Oh yes. I was very keen to mention these places, but didn’t always remember to do so – the amazing Chinese buffet in a Victorian baroque palace in Sheffield and the same city’s Castle Market, Hollies in Nottingham, Tucks in Southampton, the Louis in Cardiff, the University Cafe in Glasgow, the cafe behind a carwash near Victoria Station in Manchester…I don’t imagine they’re coping terribly well, though we could see that most of all on the motorway, which we took only for the Glasgow chapter – the A1 is all Little Chefs, the M1 Costa Coffee, which is most unnerving. The sad thing is that all the piazzas, the apparent new public spaces and squares built by the Urban Task Forces, immediately get in the coffee chains. As a tea drinker I find it particularly annoying, although there are worse things about the contemporary city…
6. How much of this shiny new PFI will need re-cladding in ten years’ time? Was most of it done to a high spec or are we really, as the title suggests, among the ruins already?

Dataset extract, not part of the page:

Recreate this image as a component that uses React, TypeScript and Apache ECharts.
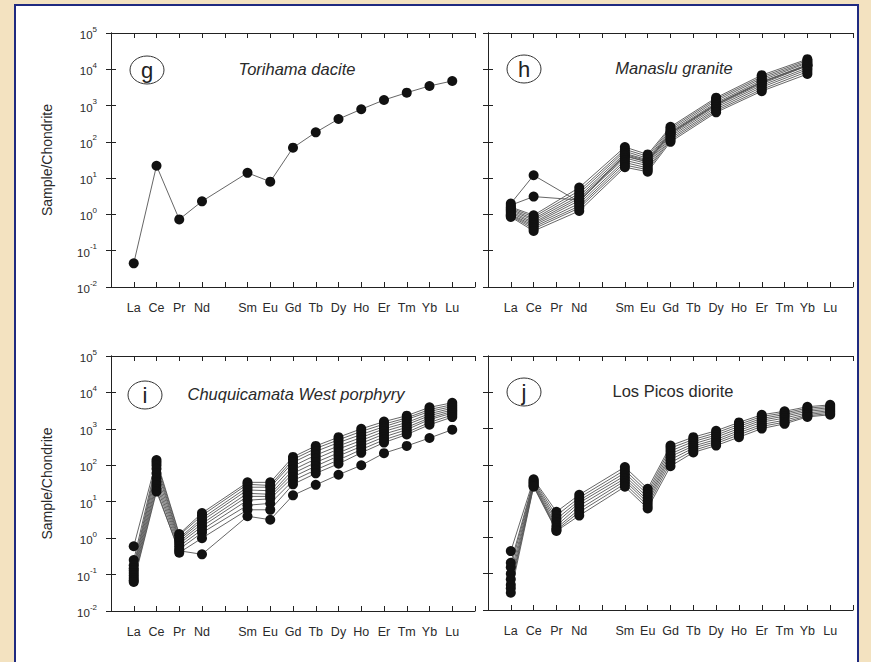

Lots of it needs recladding already. A friend of mine recently pointed out that the more recently a tube line was built – the DLR, the Jubilee extension – the more likely it is to be undergoing engineering works every weekend, and whatever expertise in construction we ever had in this country seems to have disappeared along with most industry. I’ve seen blocks of flats in London with bits of their wood cladding hanging off only a few months after completion (the guilty party, if you’re wondering, was the new Bermondsey Square in south London). They won’t fall down, as unlike a prefabricated 60s tower, as they’re usually concrete frames with cladding on, but the cladding will and frequently does fall off. Some of these places are looking grim already, and they will look much more so soon. But the idea behind them being New Ruins isn’t just about them literally falling apart, but treating them retrospectively – Walter Benjamin’s idea of treating the present as something archaic. With the end of New Labour, without it being clear yet what was going to replace it, it seemed like these places were already dated.